Although the mergers seem like natural ones, the cultures of the occupational disciplines are somewhat different, creating some initial challenges for managers. For example, one manager noted that the instructional systems design process id especially strong in the analysis, design phases, and evaluation phases but weak in the development phases.
In contrast, technical communication offers a strong process in the development phases, but is weak in analysis, design phases, and evaluation.
After clearing the initial hurdles, organizations realize many benefits. Because they work together, instructional designers and communicators can offer their organizations the efficiency and financial benefits from developing content once, with the intention of re-using it.
Both communicators and instructional designers have broader opportunities, because their organizations now offer a broader range of assignments. In addition to developing a broader range of communication products, the challenges of coordinating design among performance interventions and information design results in broader design and project management responsibilities.
In the academic world, collaboration is more prevalent than mergers.
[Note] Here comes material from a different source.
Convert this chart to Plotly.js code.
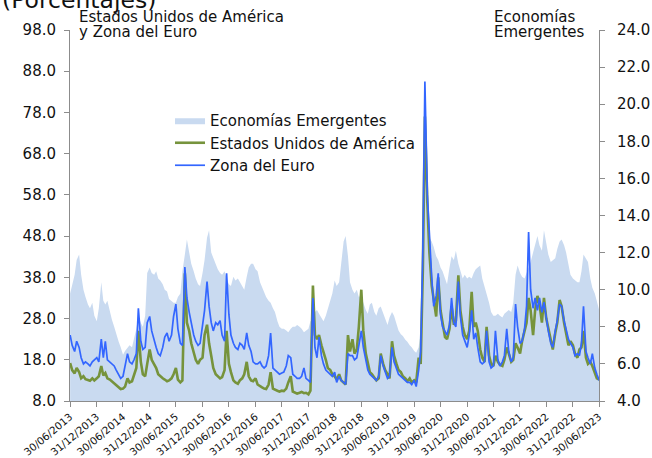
<!DOCTYPE html>
<html><head><meta charset="utf-8">
<script src="https://cdn.plot.ly/plotly-3.0.1.min.js"></script>
<style>html,body{margin:0;padding:0;background:#fff;} #chart{width:652px;height:458px;}</style>
</head><body><div id="chart"></div>
<script>
// X-axis tick labels (half-year ends)
const tickLabels = ["30/06/2013","31/12/2013","30/06/2014","31/12/2014","30/06/2015","31/12/2015",
  "30/06/2016","31/12/2016","30/06/2017","31/12/2017","30/06/2018","31/12/2018","30/06/2019",
  "31/12/2019","30/06/2020","31/12/2020","30/06/2021","31/12/2021","30/06/2022","31/12/2022","30/06/2023"];
const seriesNames = ["Economías Emergentes","Estados Unidos de América","Zona del Euro"];
// observations: semi-monthly (1st and 15th), first one July 2013
const firstYear = 2013, firstMonth = 7;

// Economías Emergentes (right axis)
const emergentes = [
 9.8,10.3,10.8,11.6,11.9,10.8,10.0,9.6,9.2,9.0,
 9.3,8.6,8.3,9.0,10.4,9.4,9.2,9.4,8.8,8.4,
 8.0,7.6,7.2,6.9,6.5,6.7,6.9,7.0,6.9,7.4,
 7.9,8.6,8.2,8.0,8.6,10.9,11.2,10.9,10.8,11.0,
 10.6,10.5,10.3,10.0,9.9,9.5,9.4,9.3,9.3,9.6,
 9.8,11.0,11.9,12.7,12.0,11.4,11.0,10.6,10.3,10.2,
 10.9,11.6,12.8,13.2,12.0,11.7,11.4,11.1,10.9,10.8,
 11.0,10.6,10.3,10.2,10.7,10.5,10.6,10.4,10.2,10.0,
 10.7,11.2,11.4,11.4,11.1,11.0,10.4,10.1,9.8,9.6,
 9.4,9.3,9.0,8.8,8.3,8.0,7.9,7.9,7.8,7.7,
 7.9,8.0,8.0,8.1,8.0,7.9,7.7,7.8,7.9,8.3,
 8.4,8.8,8.9,8.7,8.5,8.3,8.6,9.0,9.5,9.8,
 10.5,10.2,10.4,11.5,12.6,12.9,11.8,10.4,10.0,9.8,
 10.0,9.6,9.7,9.3,8.9,8.7,9.2,9.3,8.8,8.6,
 9.0,9.1,8.7,8.4,8.1,8.5,8.8,8.6,8.1,7.8,
 7.6,7.5,7.3,7.2,7.0,6.9,6.7,6.6,6.9,8.0,
 11.5,16.0,13.5,12.8,12.6,12.3,11.8,11.6,11.2,11.0,
 10.6,10.3,11.2,11.8,11.6,12.1,11.4,11.0,10.6,10.8,
 10.6,10.7,10.6,10.9,11.1,11.2,11.3,10.6,10.2,9.8,
 9.3,8.8,8.6,8.6,8.7,8.6,8.5,8.7,8.8,8.9,
 8.8,9.3,10.8,11.3,10.9,10.7,10.6,10.9,11.3,11.5,
 12.0,12.5,12.9,12.4,12.1,13.2,12.6,11.9,11.5,11.6,
 11.7,12.2,12.6,12.7,12.4,12.0,11.4,10.8,10.6,10.5,
 10.4,10.4,11.0,11.9,11.7,11.5,10.6,10.1,9.8,9.4,
 8.9];

// Estados Unidos de América (left axis)
const eeuu = [
 17.2,15.5,14.7,16.0,15.0,13.5,14.0,13.3,13.1,12.9,
 13.5,13.0,13.5,14.0,16.5,14.2,14.8,13.5,13.2,12.8,
 12.3,11.8,11.3,10.9,11.0,11.5,13.5,12.5,12.8,14.5,
 16.0,25.0,17.5,14.5,14.0,17.0,20.5,18.0,17.0,16.0,
 14.5,14.0,13.5,13.2,12.8,13.0,13.5,14.5,16.0,13.2,
 12.5,13.0,39.0,27.0,25.0,22.0,20.0,18.0,17.0,18.0,
 18.5,24.0,26.5,22.0,19.0,16.0,14.5,14.0,13.5,13.8,
 15.5,25.0,17.0,15.0,13.0,12.5,12.2,13.0,13.5,14.5,
 17.5,14.0,13.0,12.8,13.5,12.0,11.5,11.3,11.0,10.9,
 12.0,15.0,11.0,10.7,10.5,10.3,10.5,10.4,11.0,12.5,
 14.0,10.3,10.0,9.8,10.0,10.2,9.9,10.0,9.6,10.5,
 36.0,24.0,23.0,24.0,21.5,20.0,18.0,16.0,15.5,14.5,
 14.0,13.2,14.5,13.0,12.5,12.0,24.0,20.0,23.0,19.5,
 20.5,26.0,35.0,25.0,19.5,17.0,15.0,14.5,13.5,13.0,
 13.5,19.5,17.0,15.5,14.5,13.5,22.5,19.0,17.0,15.5,
 15.0,14.0,13.5,12.8,13.5,12.5,13.0,12.5,18.5,17.0,
 40.0,77.0,56.0,44.0,36.0,33.0,28.5,38.0,30.0,27.0,
 23.5,23.0,25.5,31.0,26.5,27.5,38.5,30.0,26.0,24.0,
 23.0,25.0,34.5,26.0,27.0,25.0,20.5,18.5,17.5,26.0,
 19.0,17.0,16.5,19.0,17.5,16.8,16.5,18.0,21.0,19.5,
 17.5,18.0,22.0,21.0,19.5,22.5,25.0,27.0,33.0,30.0,
 24.0,30.0,33.5,31.5,27.0,33.0,28.0,25.5,22.5,20.5,
 24.5,27.0,32.5,31.0,27.0,24.0,21.5,22.5,21.5,19.5,
 18.5,20.5,21.0,25.0,18.5,17.0,17.5,16.5,15.0,13.5,
 13.2];

// Zona del Euro (left axis)
const zonaEuro = [
 24.0,21.5,20.0,22.5,21.0,18.5,17.0,17.5,17.0,16.5,
 17.5,18.0,18.5,17.5,23.0,18.5,22.5,18.0,17.5,17.0,
 16.5,15.5,14.5,13.5,14.0,16.5,19.5,17.5,17.0,18.0,
 19.5,30.5,22.5,20.5,21.0,27.0,28.5,25.0,22.5,21.0,
 19.5,19.0,21.0,23.5,24.5,22.5,24.0,28.5,31.5,25.5,
 22.0,21.5,40.5,33.0,29.5,27.0,24.0,22.5,21.5,22.0,
 26.0,30.0,37.0,31.0,27.0,25.0,27.0,26.5,27.5,24.0,
 22.5,39.0,29.0,24.0,22.0,21.0,20.5,22.0,21.5,20.5,
 24.5,21.5,20.0,17.5,17.0,17.0,17.5,16.5,16.0,16.5,
 19.0,24.5,16.0,15.5,15.0,14.5,14.8,15.0,16.5,19.0,
 18.5,14.5,14.0,13.5,13.5,14.0,16.0,13.5,13.0,12.5,
 33.0,21.0,18.5,23.5,19.0,17.0,15.5,15.0,14.5,14.0,
 15.0,12.5,14.0,13.0,12.5,12.0,19.5,19.0,19.0,18.0,
 18.5,22.0,25.0,21.0,18.0,15.5,14.5,14.0,13.5,13.0,
 14.0,19.0,16.5,15.0,13.5,14.0,21.0,17.5,15.5,14.5,
 14.0,13.5,13.0,12.5,12.5,12.0,13.0,11.5,15.5,20.0,
 45.0,85.5,58.0,47.0,38.0,31.0,33.5,39.0,29.0,26.0,
 25.0,24.0,26.5,33.0,27.0,26.0,37.0,28.5,24.0,22.5,
 21.0,24.0,30.0,23.0,24.5,21.0,17.5,17.0,17.5,25.0,
 17.5,16.0,16.5,25.0,18.0,16.5,17.5,19.0,25.5,20.0,
 17.5,18.5,31.5,26.0,22.0,22.5,25.5,31.0,49.0,35.0,
 30.5,33.0,30.0,33.0,29.5,32.0,27.5,25.0,22.0,21.0,
 25.0,27.5,31.5,31.0,27.5,25.0,23.0,22.0,21.0,19.0,
 19.5,19.0,22.0,31.0,20.0,18.5,17.0,19.5,16.0,14.5,
 13.0];

function obsDates(n){
  const out=[];
  for(let i=0;i<n;i++){
    const mIdx = firstMonth-1+Math.floor(i/2);
    const y = firstYear+Math.floor(mIdx/12);
    const m = mIdx%12+1;
    const d = (i%2===0)?1:15;
    out.push(y+'-'+String(m).padStart(2,'0')+'-'+String(d).padStart(2,'0'));
  }
  return out;
}
const dates = obsDates(eeuu.length);
const tickVals = tickLabels.map(s=>{const p=s.split('/'); return p[2]+'-'+p[1]+'-'+p[0];});

const FONT = 'DejaVu Sans, Arial, sans-serif';
const AX = '#8c8c8c';
const W = 652, H = 458, ML = 70, MR = 53, MT = 30, MB = 57;
const PW = W-ML-MR, PH = H-MT-MB;
const px = x => (x-ML)/PW;
const py = y => (H-MB-y)/PH;

const traces = [
 {x:dates, y:emergentes, name:seriesNames[0], type:'scatter', mode:'lines', yaxis:'y',
  fill:'tozeroy', fillcolor:'rgb(201,218,240)', line:{width:0, color:'rgb(201,218,240)'}},
 {x:dates, y:eeuu, name:seriesNames[1], type:'scatter', mode:'lines', yaxis:'y2',
  line:{width:2.6, color:'#76933c'}},
 {x:dates, y:zonaEuro, name:seriesNames[2], type:'scatter', mode:'lines', yaxis:'y2',
  line:{width:1.7, color:'#3366ff'}}
];

const axCommon = {showline:true, linecolor:AX, linewidth:1, ticks:'outside', ticklen:5, tickcolor:AX,
  showgrid:false, zeroline:false, fixedrange:true, tickfont:{family:FONT, size:15, color:'#111'}};

const layout = {
  width:W, height:H, margin:{l:ML, r:MR, t:MT, b:MB},
  paper_bgcolor:'#fff', plot_bgcolor:'#fff',
  showlegend:true,
  legend:{x:px(170), y:py(104), xanchor:'left', yanchor:'top', bgcolor:'rgba(0,0,0,0)',
    font:{family:FONT, size:15, color:'#111'}, itemwidth:30, tracegroupgap:0},
  xaxis:Object.assign({}, axCommon, {type:'date', range:['2013-06-30','2023-06-30'],
    tickmode:'array', tickvals:tickVals, ticktext:tickLabels, tickangle:-40,
    tickfont:{family:FONT, size:10.3, color:'#111'}}),
  yaxis:Object.assign({}, axCommon, {side:'right', range:[4,24], tick0:4, dtick:2, tickformat:'.1f', ticklabelstandoff:9}),
  yaxis2:Object.assign({}, axCommon, {side:'left', overlaying:'y', range:[8,98], tick0:8, dtick:10, tickformat:'.1f', ticklabelstandoff:5}),
  annotations:[
    {text:'(Porcentajes)', xref:'paper', yref:'paper', x:px(0), y:py(0), xanchor:'left', yanchor:'middle', showarrow:false, font:{family:FONT, size:23.5, color:'#111'}},
    {text:'Estados Unidos de América', xref:'paper', yref:'paper', x:px(77), y:py(17), xanchor:'left', yanchor:'middle', showarrow:false, font:{family:FONT, size:15, color:'#111'}},
    {text:'y Zona del Euro', xref:'paper', yref:'paper', x:px(77), y:py(32), xanchor:'left', yanchor:'middle', showarrow:false, font:{family:FONT, size:15, color:'#111'}},
    {text:'Economías', xref:'paper', yref:'paper', x:px(492), y:py(17), xanchor:'left', yanchor:'middle', showarrow:false, font:{family:FONT, size:15, color:'#111'}},
    {text:'Emergentes', xref:'paper', yref:'paper', x:px(492), y:py(32), xanchor:'left', yanchor:'middle', showarrow:false, font:{family:FONT, size:15, color:'#111'}}
  ]
};

Plotly.newPlot('chart', traces, layout, {displayModeBar:false, staticPlot:true});
</script></body></html>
Individual professors in disciplines encourage their students to take courses in the related disciplines. For example, many professors of communication suggest that their students take courses in educational (cognitive) psychology and instructional design. Similar, many professors of instructional design suggest that their students take courses in document design and authoring tools.
But more formal mergers may be in the offing. The University of Minnesota has proposed merging two of its communication faculties: mass communications and speech communications.